● **Material to process**
########################################
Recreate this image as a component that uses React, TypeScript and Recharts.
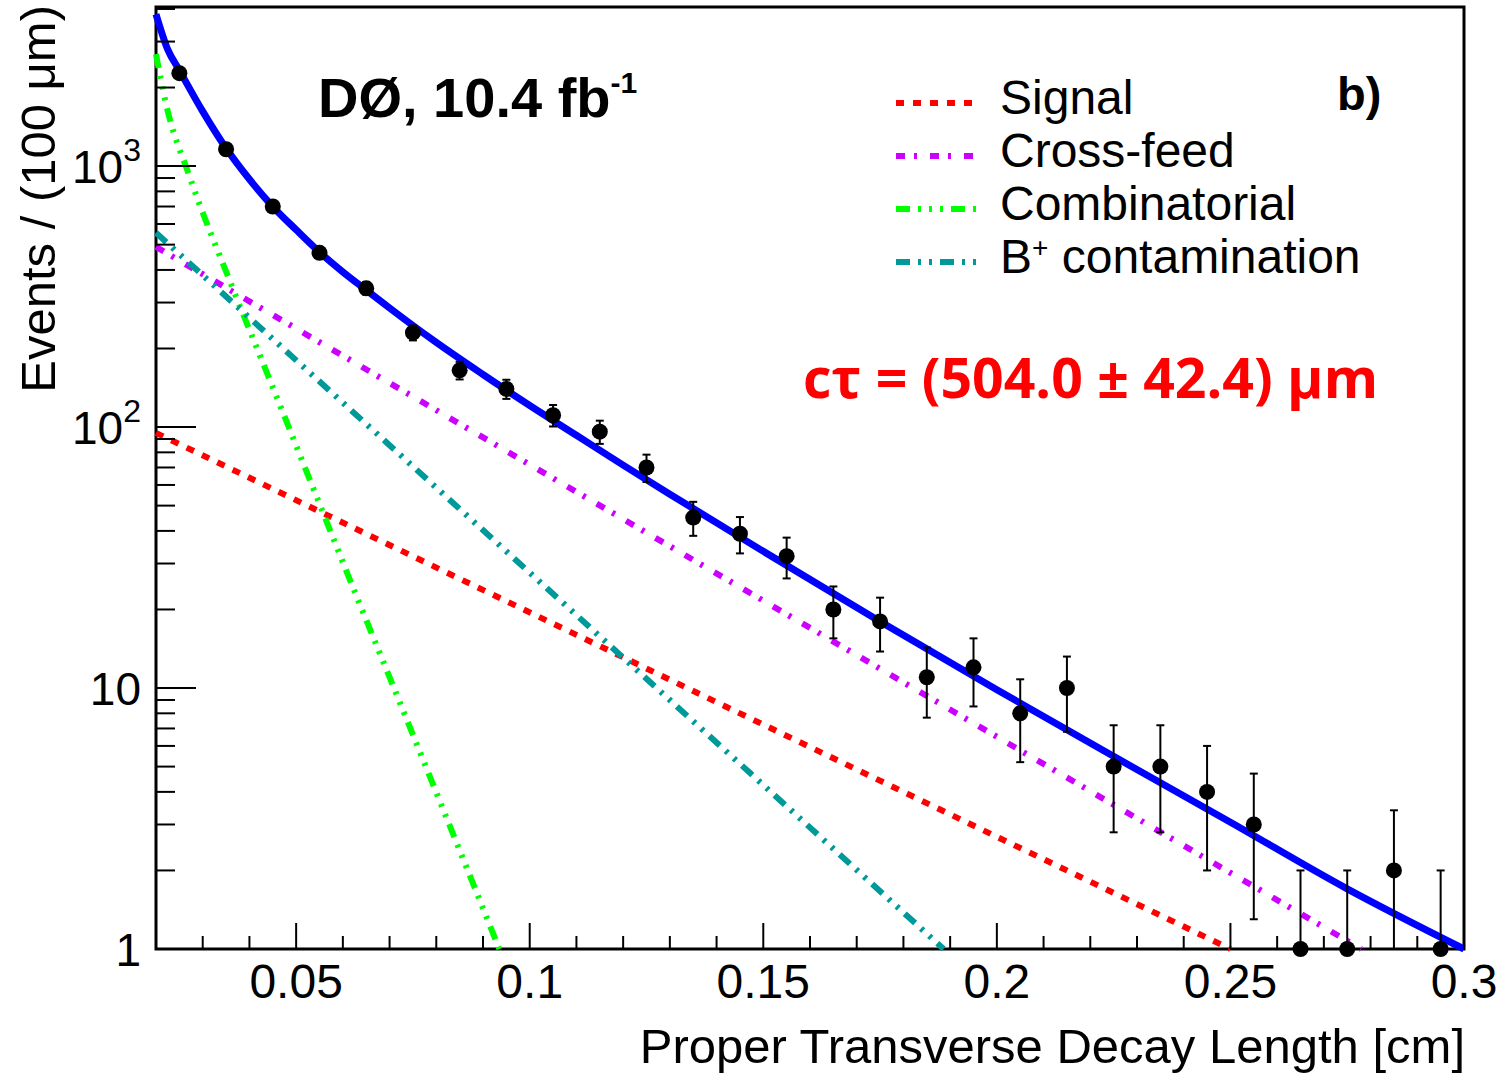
import React from "react";
import {
  ComposedChart,
  Line,
  Scatter,
  ErrorBar,
  XAxis,
  YAxis,
  Legend,
  ReferenceArea,
} from "recharts";

// data points: bin centres [cm], events per 100 um, errors (clipped at the axis)
const binCenters = [
  0.025, 0.035, 0.045, 0.055, 0.065, 0.075, 0.085, 0.095, 0.105, 0.115, 0.125,
  0.135, 0.145, 0.155, 0.165, 0.175, 0.185, 0.195, 0.205, 0.215, 0.225, 0.235,
  0.245, 0.255, 0.265, 0.275, 0.285, 0.295,
];
const counts = [
  2270, 1160, 700, 465, 340, 230, 165, 140, 111, 96, 70, 45, 39, 32, 20, 18, 11,
  12, 8, 10, 5, 5, 4, 3, 1, 1, 2, 1,
];
const errHigh = [
  47.6, 34.1, 26.5, 21.6, 18.4, 15.2, 12.8, 11.8, 10.5, 9.8, 8.4, 6.7, 6.2, 5.7,
  4.5, 4.2, 3.3, 3.5, 2.8, 3.2, 2.2, 2.2, 2.0, 1.7, 1.0, 1.0, 1.4, 1.0,
];
const errLow = [
  47.6, 34.1, 26.5, 21.6, 18.4, 15.2, 12.8, 11.8, 10.5, 9.8, 8.4, 6.7, 6.2, 5.7,
  4.5, 4.2, 3.3, 3.5, 2.8, 3.2, 2.2, 2.2, 2.0, 1.7, 0, 0, 1, 0,
];

// fit components
const signalX = [0.02, 0.25];
const signalY = [95, 1];
const crossX = [0.02, 0.278];
const crossY = [490, 1];
const combX = [0.02, 0.022, 0.0273, 0.0358, 0.045, 0.0544, 0.0636, 0.07, 0.0935];
const combY = [2685, 1775, 900, 363, 142, 54, 21, 11, 1];
const bplusX = [0.02, 0.1886];
const bplusY = [555, 1];
const totalX = [
  0.02, 0.0225, 0.025, 0.03, 0.035, 0.04, 0.045, 0.05, 0.055, 0.06, 0.065, 0.07,
  0.075, 0.08, 0.09, 0.1, 0.11, 0.12, 0.13, 0.15, 0.175, 0.2, 0.225, 0.25, 0.275,
  0.3,
];
const totalY = [
  3820, 2800, 2330, 1620, 1170, 890, 700, 570, 468, 393, 335, 286, 245, 211, 159,
  121, 93, 71.5, 55.3, 33.4, 18, 9.85, 5.47, 3.06, 1.7, 1.0,
];

// axis ticks
const xTicks = [
  0.02, 0.03, 0.04, 0.05, 0.06, 0.07, 0.08, 0.09, 0.1, 0.11, 0.12, 0.13, 0.14,
  0.15, 0.16, 0.17, 0.18, 0.19, 0.2, 0.21, 0.22, 0.23, 0.24, 0.25, 0.26, 0.27,
  0.28, 0.29, 0.3,
];
const yTicks = [
  1, 2, 3, 4, 5, 6, 7, 8, 9, 10, 20, 30, 40, 50, 60, 70, 80, 90, 100, 200, 300,
  400, 500, 600, 700, 800, 900, 1000, 2000, 3000, 4000,
];

const toPoints = (xs: number[], ys: number[]) =>
  xs.map((x, i) => ({ x, y: ys[i] }));

const points = binCenters.map((x, i) => ({
  x,
  y: counts[i],
  err: [errLow[i], errHigh[i]],
}));

const components = [
  { name: "Signal", color: "#ff0000", dash: "8 9", data: toPoints(signalX, signalY), curve: "linear" },
  { name: "Cross-feed", color: "#cc00ff", dash: "9 9 3 13", data: toPoints(crossX, crossY), curve: "linear" },
  { name: "Combinatorial", color: "#00ff00", dash: "14 8 3 8 3 8 3 8", data: toPoints(combX, combY), curve: "monotone" },
  { name: "B+ contamination", color: "#009999", dash: "14 8 3 8 3 8", data: toPoints(bplusX, bplusY), curve: "linear" },
];

const FONT = "'Liberation Sans', Arial, Helvetica, sans-serif";
const PLOT_L = 156;
const PLOT_B = 949;

const XTick = (props: any) => {
  const { x, payload } = props;
  const v = payload.value;
  const major = Math.round(v * 100) % 5 === 0;
  const len = major ? 26 : 13;
  return (
    <g>
      <line x1={x} x2={x} y1={PLOT_B} y2={PLOT_B - len} stroke="#000" strokeWidth={2} />
      {major && v > 0.02 && (
        <text x={x} y={998} textAnchor="middle" fontSize={48} fontFamily={FONT} fill="#000">
          {String(v)}
        </text>
      )}
    </g>
  );
};

const YTick = (props: any) => {
  const { y, payload } = props;
  const v = payload.value;
  const lg = Math.log10(v);
  const major = Math.abs(lg - Math.round(lg)) < 1e-6;
  const len = major ? 40 : 19;
  const exp = Math.round(lg);
  return (
    <g>
      <line x1={PLOT_L} x2={PLOT_L + len} y1={y} y2={y} stroke="#000" strokeWidth={2} />
      {major && (
        <text x={141} y={y + 17} textAnchor="end" fontSize={46} fontFamily={FONT} fill="#000">
          {exp < 2 ? String(v) : "10"}
          {exp >= 2 && (
            <tspan fontSize={32} dy={-22}>
              {exp}
            </tspan>
          )}
        </text>
      )}
    </g>
  );
};

const LegendBox = () => (
  <svg width={520} height={230}>
    {components.map((c, i) => {
      const base = 54 + i * 53;
      return (
        <g key={c.name}>
          <line
            x1={16}
            x2={98}
            y1={base - 11}
            y2={base - 11}
            stroke={c.color}
            strokeWidth={6}
            strokeDasharray={c.dash}
          />
          <text x={120} y={base} fontSize={48} fontFamily={FONT} fill="#000">
            {c.name === "B+ contamination" ? (
              <>
                B
                <tspan fontSize={28} dy={-16}>
                  +
                </tspan>
                <tspan dy={16}> contamination</tspan>
              </>
            ) : (
              c.name
            )}
          </text>
        </g>
      );
    })}
  </svg>
);

const Dot = (props: any) => <circle cx={props.cx} cy={props.cy} r={8} fill="#000" />;

export default function App() {
  return (
    <div style={{ position: "absolute", left: 0, top: 0, width: 1507, height: 1073, background: "#fff" }}>
      <ComposedChart width={1507} height={1073} margin={{ top: 7, right: 43, bottom: 0, left: 0 }}>
        <XAxis
          type="number"
          dataKey="x"
          domain={[0.02, 0.3]}
          ticks={xTicks}
          interval={0}
          tick={(p: any) => <XTick {...p} />}
          tickLine={false}
          axisLine={false}
          tickSize={0}
          tickMargin={0}
          height={124}
        />
        <YAxis
          type="number"
          scale="log"
          domain={[1, 4070]}
          ticks={yTicks}
          interval={0}
          tick={(p: any) => <YTick {...p} />}
          tickLine={false}
          axisLine={false}
          tickSize={0}
          tickMargin={0}
          width={156}
        />
        {components.map((c) => (
          <Line
            key={c.name}
            data={c.data}
            dataKey="y"
            name={c.name}
            type={c.curve as any}
            stroke={c.color}
            strokeWidth={6}
            strokeDasharray={c.dash}
            dot={false}
            activeDot={false}
            isAnimationActive={false}
          />
        ))}
        <Line
          data={toPoints(totalX, totalY)}
          dataKey="y"
          name="Total"
          type="monotone"
          stroke="#0000ff"
          strokeWidth={7}
          dot={false}
          activeDot={false}
          isAnimationActive={false}
          legendType="none"
        />
        <Scatter data={points} dataKey="y" shape={Dot} isAnimationActive={false} legendType="none">
          <ErrorBar dataKey="err" direction="y" width={4} stroke="#000" strokeWidth={2} isAnimationActive={false} />
        </Scatter>
        <ReferenceArea x1={0.02} x2={0.3} y1={1} y2={4070} fill="none" stroke="#000" strokeWidth={3} ifOverflow="visible" />
        <Legend
          layout="vertical"
          align="center"
          verticalAlign="middle"
          content={() => <LegendBox />}
          wrapperStyle={{ left: 880, top: 60, width: 520, height: 230 }}
        />
      </ComposedChart>
      <svg
        width={1507}
        height={1073}
        style={{ position: "absolute", left: 0, top: 0, pointerEvents: "none" }}
      >
        <text transform="translate(55,5) rotate(-90)" textAnchor="end" fontSize={49} fontFamily={FONT}>
          Events / (100 μm)
        </text>
        <text x={1465} y={1063} textAnchor="end" fontSize={49} fontFamily={FONT}>
          Proper Transverse Decay Length [cm]
        </text>
        <text x={318} y={117} fontSize={56} fontWeight="bold" fontFamily={FONT}>
          DØ, 10.4 fb
          <tspan fontSize={30} dy={-24}>
            -1
          </tspan>
        </text>
        <text x={1337} y={110} fontSize={47} fontWeight="bold" fontFamily={FONT}>
          b)
        </text>
        <text
          x={803}
          y={398}
          fontSize={56}
          fontWeight="bold"
          fill="#ff0000"
          fontFamily="'Open Sans', 'Noto Sans', sans-serif"
          textLength={575}
          lengthAdjust="spacingAndGlyphs"
        >
          cτ = (504.0 ± 42.4) μm
        </text>
      </svg>
    </div>
  );
}
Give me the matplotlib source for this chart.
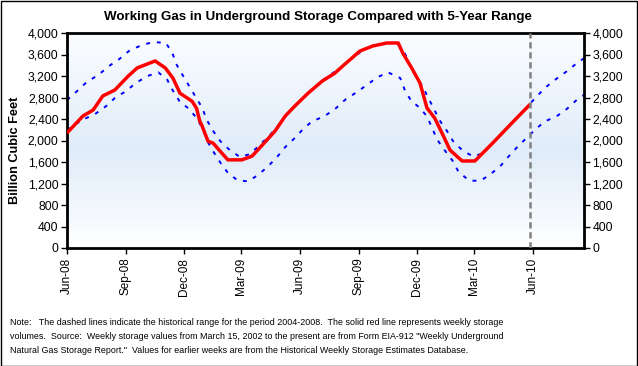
########################################
● **Written exercise**
Search the data for the word "React" and copy each line where it appears.

● **Final result**
Recreate this image as a component that uses React, TypeScript and Recharts.
import React from "react";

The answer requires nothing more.